The Instant language is a (very) minimalistic language which supports integer constants and variables, as well as the four basic calculator operations. The LBNF syntax of Instant is detailed in Instant.cf, and looks as follows:
Prog. Program ::= [Stmt] ;
SAss. Stmt ::= Ident "=" Exp;
SExp. Stmt ::= Exp ;
separator Stmt ";" ;
ExpAdd. Exp1 ::= Exp2 "+" Exp1 ;
ExpSub. Exp2 ::= Exp2 "-" Exp3 ;
ExpMul. Exp3 ::= Exp3 "*" Exp4 ;
ExpDiv. Exp3 ::= Exp3 "/" Exp4 ;
ExpLit. Exp4 ::= Integer ;
ExpVar. Exp4 ::= Ident ;
coercions Exp 4;
An Instant program consists of a list of statements. Each statement can be either an assignment, or a bare expression. In both cases, the expression in the statement is evaluated. Then, if the statement is an assignment, the value of the expression is assigned to the variable to the left of the assignment operator. Otherwise, the value of the expression is printed to standard output.
For example:
1 + 1
a = 3
a * 10
will print
2
30
The aim of this project is to introduce the two models of stack-based and register-based virtual machines (JVM and LLVM respectively). The InstantC compiler is capable of producing Jasmin mnemonics which get assembled into Java classes, as well as LLVM mnemonics and bitcode which can be assembled further or interpreted by lli
.
The project does not aim to introduce optimizations in the code, like substituting 2 + 3
with 5
. The only optimization it is allowed (and desired) to make is reducing the operand stack limit in the JVM by manipulating the order in which arguments are computed.
You need bnfc
and sbt
installed in your environment.
To build the compiler, simply run make
in the root directory. This will generate all the BNFC sources and build the compiler itself. It will create two executable files, insc_llvm
and insc_jvm
, which take a file as their only argument and create the corresponding .ll
and .bc
or .j
and .class
files in the same directory as the given file. To execute the files, use lli
or java
respectively.
I chose Scala for this project because I was convinced that it would be a perfect tool for the purpose of writing a compiler. Indeed, there are just over 250 lines of logic written in Scala, with a few extra lines added to make everything work, like the build system (build.sbt
), and some Haskell which parses the input Instant code and turns it into JSON so that it can then be parsed in Scala. For comparison, this same project was completed by other students in other languages, with some C++ implementations reaching 700 or even 1000 lines.

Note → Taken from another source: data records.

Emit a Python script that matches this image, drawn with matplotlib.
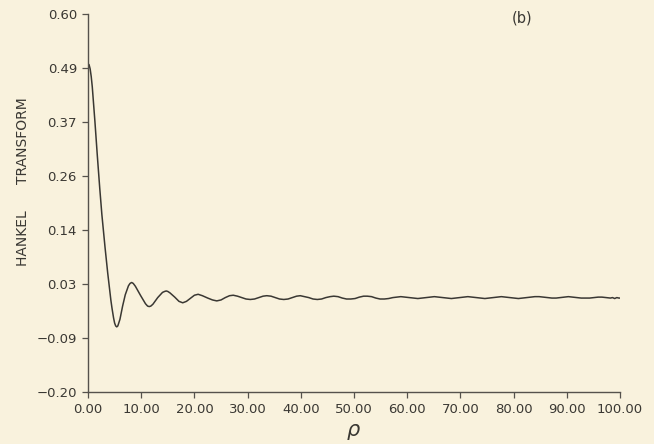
import matplotlib
matplotlib.use("Agg")
import matplotlib.pyplot as plt

# values (10 per row)
rho = [0.0, 0.2, 0.4, 0.6, 0.8, 1.05, 1.3, 1.75, 2.2, 2.6,
       3.2, 3.7, 4.0, 4.3, 4.5, 4.8, 5.0, 5.2, 5.4, 5.6,
       6.0, 6.5, 7.0, 7.6, 7.9, 8.2, 8.5, 8.9, 9.9, 10.8,
       11.2, 11.5, 11.8, 12.2, 13.1, 14.0, 14.4, 14.7, 15.0, 15.4,
       16.3, 17.1, 17.8, 18.5, 19.3, 20.0, 20.7, 21.5, 22.5, 23.4,
       24.2, 25.0, 25.8, 26.6, 27.3, 28.1, 28.9, 29.7, 30.5, 31.3,
       32.1, 32.9, 33.6, 34.4, 35.2, 36.0, 36.8, 37.6, 38.4, 39.2,
       39.9, 40.7, 41.5, 42.3, 43.1, 43.9, 44.7, 45.5, 46.2, 47.0,
       47.8, 48.6, 49.4, 50.2, 51.0, 51.8, 52.5, 53.3, 54.1, 54.9,
       55.7, 56.5, 57.3, 58.1, 58.8, 59.6, 60.4, 61.2, 62.0, 62.8,
       63.6, 64.4, 65.1, 65.9, 66.7, 67.5, 68.3, 69.1, 69.9, 70.7,
       71.4, 72.2, 73.0, 73.8, 74.6, 75.4, 76.2, 77.0, 77.7, 78.5,
       79.3, 80.1, 80.9, 81.7, 82.5, 83.3, 84.0, 84.8, 85.6, 86.4,
       87.2, 88.0, 88.8, 89.6, 90.3, 91.1, 91.9, 92.7, 93.5, 94.3,
       95.1, 95.9, 96.6, 97.4, 98.2, 98.6, 99.0, 99.4, 99.8, 100.0]
hankel = [0.495, 0.493, 0.484, 0.468, 0.446, 0.410, 0.372, 0.300, 0.232, 0.176,
          0.106, 0.052, 0.022, -0.006, -0.022, -0.043, -0.054, -0.060, -0.062, -0.060,
          -0.046, -0.018, 0.006, 0.025, 0.030, 0.032, 0.030, 0.024, 0.004, -0.013,
          -0.018, -0.019, -0.018, -0.014, 0.000, 0.011, 0.013, 0.014, 0.013, 0.010,
          0.001, -0.008, -0.011, -0.008, -0.001, 0.005, 0.007, 0.004, -0.001, -0.005,
          -0.007, -0.005, 0.000, 0.004, 0.005, 0.003, 0.000, -0.003, -0.004, -0.003,
          0.000, 0.003, 0.004, 0.003, 0.000, -0.003, -0.004, -0.003, 0.000, 0.003,
          0.004, 0.002, 0.000, -0.003, -0.004, -0.003, 0.000, 0.002, 0.003, 0.002,
          -0.001, -0.003, -0.003, -0.002, 0.001, 0.003, 0.003, 0.002, -0.001, -0.003,
          -0.003, -0.002, 0.000, 0.001, 0.002, 0.001, 0.000, -0.001, -0.002, -0.001,
          0.000, 0.001, 0.002, 0.001, 0.000, -0.001, -0.002, -0.001, 0.000, 0.001,
          0.002, 0.001, 0.000, -0.001, -0.002, -0.001, 0.000, 0.001, 0.002, 0.001,
          0.000, -0.001, -0.002, -0.001, 0.000, 0.001, 0.002, 0.002, 0.001, 0.000,
          -0.001, -0.001, 0.000, 0.001, 0.002, 0.001, 0.000, -0.001, -0.001, -0.001,
          0.000, 0.001, 0.001, 0.000, -0.001, 0.000, -0.002, 0.000, -0.001, -0.001]

x_ticks = [0, 10, 20, 30, 40, 50, 60, 70, 80, 90, 100]
x_labels = ["0.00", "10.00", "20.00", "30.00", "40.00", "50.00", "60.00",
            "70.00", "80.00", "90.00", "100.00"]
y_ticks = [-0.2 + i * 0.8 / 7 for i in range(8)]
y_labels = ["\u22120.20", "\u22120.09", "0.03", "0.14", "0.26", "0.37", "0.49", "0.60"]

bg = "#f9f2dd"
ink = "#3a3833"

fig = plt.figure(figsize=(6.54, 4.44), dpi=100, facecolor=bg)
ax = fig.add_axes([0.1346, 0.117, 0.8134, 0.851], facecolor=bg)

ax.plot(rho, hankel, color=ink, linewidth=1.1)

ax.set_xlim(0, 100)
ax.set_ylim(-0.2, 0.6)
ax.set_xticks(x_ticks)
ax.set_xticklabels(x_labels)
ax.set_yticks(y_ticks)
ax.set_yticklabels(y_labels)

for side in ["top", "right"]:
    ax.spines[side].set_visible(False)
for side in ["left", "bottom"]:
    ax.spines[side].set_color("#55524c")
    ax.spines[side].set_linewidth(1.0)
ax.tick_params(direction="out", length=4, width=0.9, color="#55524c",
               labelcolor=ink, labelsize=9.5, pad=4)

ax.set_xlabel(r"$\rho$", fontsize=15, color=ink, labelpad=4)
ax.set_ylabel("HANKEL      TRANSFORM", fontsize=10, color=ink)
ax.yaxis.set_label_coords(-0.109, 0.558)
ax.text(0.816, 0.989, "(b)", transform=ax.transAxes, fontsize=10.5,
        color=ink, ha="center", va="center")

fig.savefig("out.png", dpi=100, facecolor=bg)
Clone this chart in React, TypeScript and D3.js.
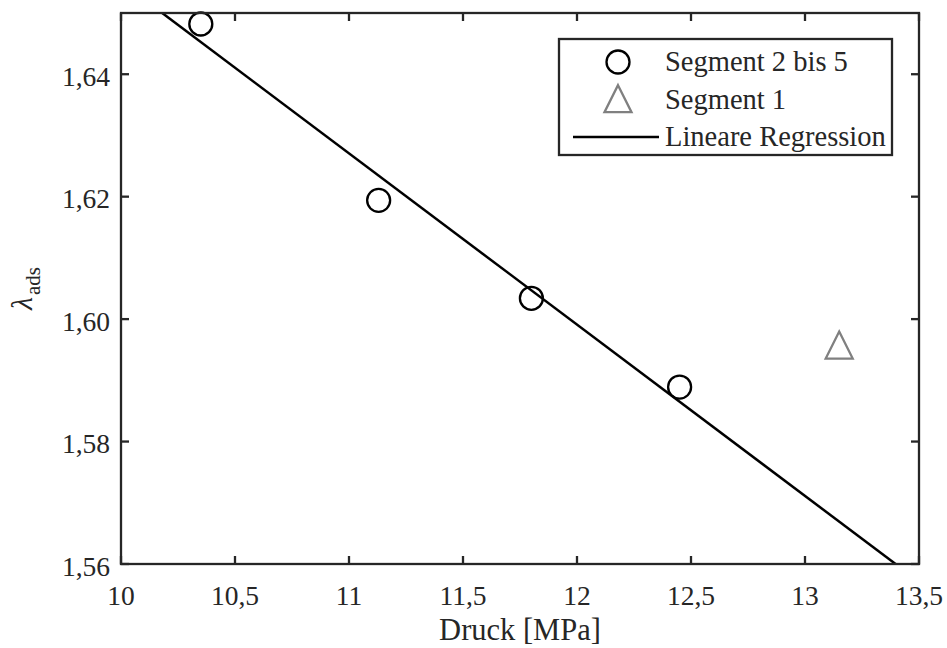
import React from "react";
import * as d3 from "d3";

const segX = [10.35, 11.13, 11.8, 12.45];
const segY = [1.6482, 1.6194, 1.6034, 1.5889];
const seg1X = [13.15];
const seg1Y = [1.5957];
const xTicks = [10, 10.5, 11, 11.5, 12, 12.5, 13, 13.5];
const yTicks = [1.56, 1.58, 1.6, 1.62, 1.64];
const legendLabels = ["Segment 2 bis 5", "Segment 1", "Lineare Regression"];
const xLabel = "Druck [MPa]";

const W = 947, H = 648;
const M = { left: 121, right: 919, top: 13, bottom: 564 };
const FONT = "Liberation Serif";
const AX = "#262626";

export default function App() {
  const x = d3.scaleLinear().domain([10, 13.5]).range([M.left, M.right]);
  const y = d3.scaleLinear().domain([1.56, 1.65]).range([M.bottom, M.top]);

  // least-squares regression from the circle data
  const mx = d3.mean(segX)!, my = d3.mean(segY)!;
  let sxy = 0, sxx = 0;
  segX.forEach((v, i) => { sxy += (v - mx) * (segY[i] - my); sxx += (v - mx) ** 2; });
  const b = sxy / sxx, a = my - b * mx;
  const lx = [10, 13.5];
  const line = d3.line<number>().x((v) => x(v)).y((v) => y(a + b * v));

  const fmt = (v: number, d: number) => v.toFixed(d).replace(".", ",");
  const fmtX = (v: number) => (Number.isInteger(v) ? String(v) : fmt(v, 1));

  const tick = 8;
  const tri = (cx: number, cy: number, s: number) =>
    `M${cx},${cy - s * 0.55} L${cx + s / 2},${cy + s * 0.45} L${cx - s / 2},${cy + s * 0.45} Z`;

  const lgX = 559, lgY = 39, lgW = 333, lgH = 116;

  return (
    <svg width={W} height={H} style={{ position: "absolute", left: 0, top: 0, background: "#fff" }} fontFamily={FONT}>
      <rect x={0} y={0} width={W} height={H} fill="#fff" />
      <defs>
        <clipPath id="plotclip">
          <rect x={M.left} y={M.top} width={M.right - M.left} height={M.bottom - M.top} />
        </clipPath>
      </defs>
      {/* regression line */}
      <path d={line(lx)!} clipPath="url(#plotclip)" fill="none" stroke="#000" strokeWidth={2.5} />
      {/* circles */}
      {segX.map((v, i) => (
        <circle key={i} cx={x(v)} cy={y(segY[i])} r={11.5} fill="none" stroke="#000" strokeWidth={2.3} />
      ))}
      {/* triangles */}
      {seg1X.map((v, i) => (
        <path key={i} d={tri(x(v), y(seg1Y[i]) + 1, 27)} fill="none" stroke="#808080" strokeWidth={2.3} />
      ))}
      {/* axes box */}
      <rect x={M.left} y={M.top} width={M.right - M.left} height={M.bottom - M.top} fill="none" stroke={AX} strokeWidth={2.3} />
      {xTicks.map((t) => (
        <g key={"x" + t}>
          <line x1={x(t)} x2={x(t)} y1={M.bottom} y2={M.bottom - tick} stroke={AX} strokeWidth={2.3} />
          <line x1={x(t)} x2={x(t)} y1={M.top} y2={M.top + tick} stroke={AX} strokeWidth={2.3} />
          <text x={x(t)} y={605} textAnchor="middle" fontSize={27.5} fill={AX}>{fmtX(t)}</text>
        </g>
      ))}
      {yTicks.map((t) => (
        <g key={"y" + t}>
          <line x1={M.left} x2={M.left + tick} y1={y(t)} y2={y(t)} stroke={AX} strokeWidth={2.3} />
          <line x1={M.right} x2={M.right - tick} y1={y(t)} y2={y(t)} stroke={AX} strokeWidth={2.3} />
          <text x={110} y={y(t) + 11.5} textAnchor="end" fontSize={27.5} fill={AX}>{fmt(t, 2)}</text>
        </g>
      ))}
      <text x={(M.left + M.right) / 2} y={640} textAnchor="middle" fontSize={30.5} fill={AX}>{xLabel}</text>
      <text transform={`translate(32,${(M.top + M.bottom) / 2}) rotate(-90)`} textAnchor="middle" fontSize={30} fill={AX}>
        <tspan fontStyle="italic">λ</tspan>
        <tspan fontSize={21} dy={8} dx={2}>ads</tspan>
      </text>
      {/* legend */}
      <rect x={lgX} y={lgY} width={lgW} height={lgH} fill="#fff" stroke={AX} strokeWidth={2.3} />
      <circle cx={618} cy={62} r={11.5} fill="none" stroke="#000" strokeWidth={2.3} />
      <path d={tri(618, 100, 27)} fill="none" stroke="#808080" strokeWidth={2.3} />
      <line x1={573} x2={659} y1={137} y2={137} stroke="#000" strokeWidth={2.5} />
      {legendLabels.map((l, i) => (
        <text key={l} x={665} y={71 + i * 37.5} fontSize={28.5} fill={AX}>{l}</text>
      ))}
    </svg>
  );
}
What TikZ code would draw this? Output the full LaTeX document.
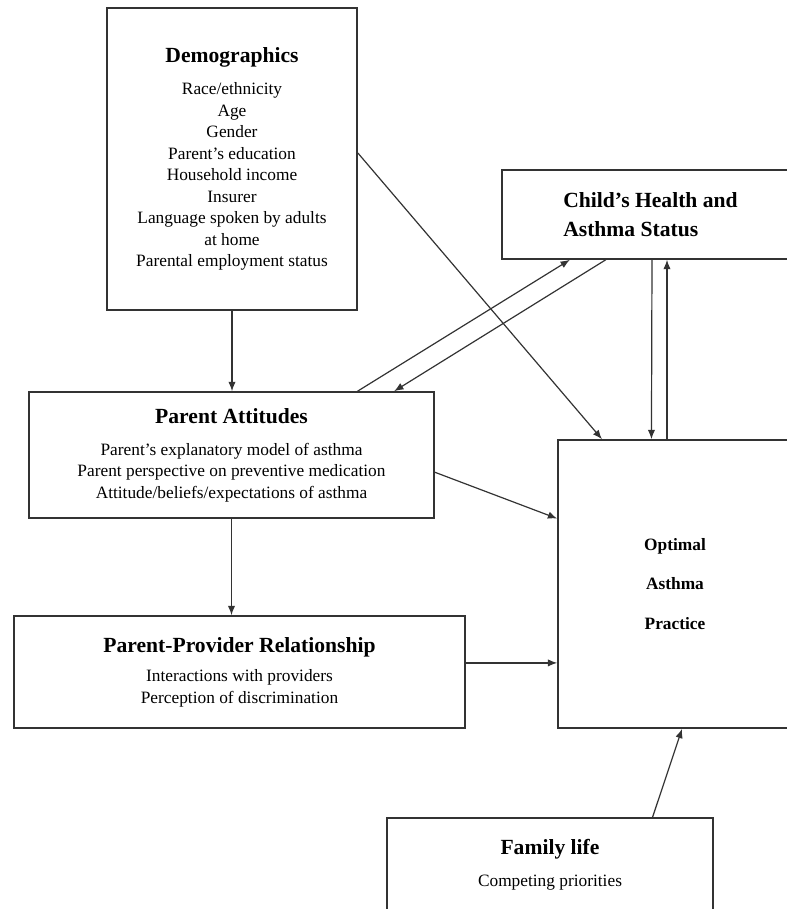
\documentclass[tikz,border=0pt]{standalone}
\usepackage{fontspec}
\setmainfont{Liberation Serif}
\usetikzlibrary{arrows.meta,calc}

\newcommand{\boxtitle}[1]{{\fontsize{16.2}{19}\selectfont\bfseries #1}}

\tikzset{
block/.style = {draw=black!80, line width=1.2pt, rectangle, fill=white, align=center, inner sep=0pt,
  font=\fontsize{13}{16.1}\selectfont},
link/.style = {->, draw=black!80, line width=0.9pt},
}

\begin{document}
\begin{tikzpicture}[x=0.75pt, y=-0.75pt, >={Latex[length=7pt,width=5.5pt]}]
    \useasboundingbox (0,0) rectangle (786,909);
    % first the boxes
    \node [block, minimum width=187.5pt, minimum height=226.5pt] (demo) at (232,159)
        {\boxtitle{Demographics}\\[8pt] Race/ethnicity\\ Age\\ Gender\\ Parent’s education\\
         Household income\\ Insurer\\ Language spoken by adults\\ at home\\ Parental employment status};
    \node [block, minimum width=222.75pt, minimum height=66.75pt, align=left,
        font=\fontsize{16.2}{21.75}\selectfont\bfseries] (child) at (650.5,214.5)
        {Child's Health and\\ Asthma Status};
    \node [block, minimum width=303.75pt, minimum height=94.5pt] (attit) at (231.5,455)
        {\boxtitle{Parent Attitudes}\\[8pt] Parent’s explanatory model of asthma\\
         Parent perspective on preventive medication\\ Attitude/beliefs/expectations of asthma};
    \node [block, minimum width=175.5pt, minimum height=216pt, font=\fontsize{13}{16.1}\selectfont\bfseries]
        (opt) at (675,584) {Optimal\\[13.5pt] Asthma\\[13.5pt] Practice};
    \node [block, minimum width=338.25pt, minimum height=84pt] (prov) at (239.5,672)
        {\boxtitle{Parent-Provider Relationship}\\[6pt] Interactions with providers\\ Perception of discrimination};
    \node [block, minimum width=244.5pt, minimum height=70.5pt] (fam) at (550,865)
        {\boxtitle{Family life}\\[8pt] Competing priorities};

    % helper points for the straight runs
    \coordinate (up) at ($(opt.north west)!0.466!(opt.north east)$);
    \coordinate (pp) at ($(prov.north east)!0.42!(prov.south east)$);

    % then the arrows between them
    \draw [link] (demo.south) -- (demo.south |- attit.north);
    \draw [link] (attit.south) -- (attit.south |- prov.north);
    \draw [link] ($(demo.north east)!0.48!(demo.south east)$) -- ($(opt.north west)!0.19!(opt.north east)$);
    \draw [link] ($(attit.north west)!0.81!(attit.north east)$) -- ($(child.south west)!0.23!(child.south east)$);
    \draw [link] ($(child.south west)!0.35!(child.south east)$) -- ($(attit.north west)!0.9!(attit.north east)$);
    \draw [link] ($(child.south west)!0.505!(child.south east)$) -- ($(opt.north west)!0.40!(opt.north east)$);
    \draw [link] (up) -- (up |- child.south);
    \draw [link] ($(attit.north east)!0.635!(attit.south east)$) -- ($(opt.north west)!0.274!(opt.south west)$);
    \draw [link] (pp) -- (pp -| opt.west);
    \draw [link] ($(fam.north west)!0.813!(fam.north east)$) -- ($(opt.south west)!0.53!(opt.south east)$);
\end{tikzpicture}
\end{document}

But wait: JSON? Generated by Haskell? Why? Why not write the whole thing in Haskell then? Well, while I appreciate Haskell's approach to programming and its benefits, I feel like it lacks the flexibility I might need to solve problems which appear late into development. That is why I chose to write the compiler in a language with fantastic support for both functional and imperative programming, although I didn't use the imperative side in this project. Nonetheless, I needed to check if Scala would be a good fit for the much bigger future project of a Latte compiler, with extensions and optimizations. I believe it passed the test.
And I had to use Haskell because this was the simplest way to parse Instant programs. Originally I planned to write the project in Scala 3 using BNFC's Java backend, and use the Java classes from Scala. This worked, but not with the default Java backend, only with ANTLR. However, for inputs with highly nested expressions, the parsing lasted forever, hogged 2GB of RAM, before crashing with a stack overflow error (in fact it seems that at the time of writing, many of BNFC's backends suffer from serious memory problems). After some investigation, I decided to switch to Haskell and pass the parsed Instant programs to Scala via JSON with Circe. This turned out to be surprisingly problematic, because at the time of writing, recursive ADTs do not work well in Circe in Scala 3. Consequently, I had to switch to Scala 2, where after increasing the stack size appropriately, very large inputs are now accepted without further hiccups.
Edit to add:
It is worth adding that all of these troubles would have been avoided had I used ANTLR directly from the beginning, instead of via BNFC. In fact, that is exactly what I am doing in the Latte compiler, but I wasn't familiar enough with the technology back when working on InstantC to use it then.
Tests are not included because they are community-created in a separate project.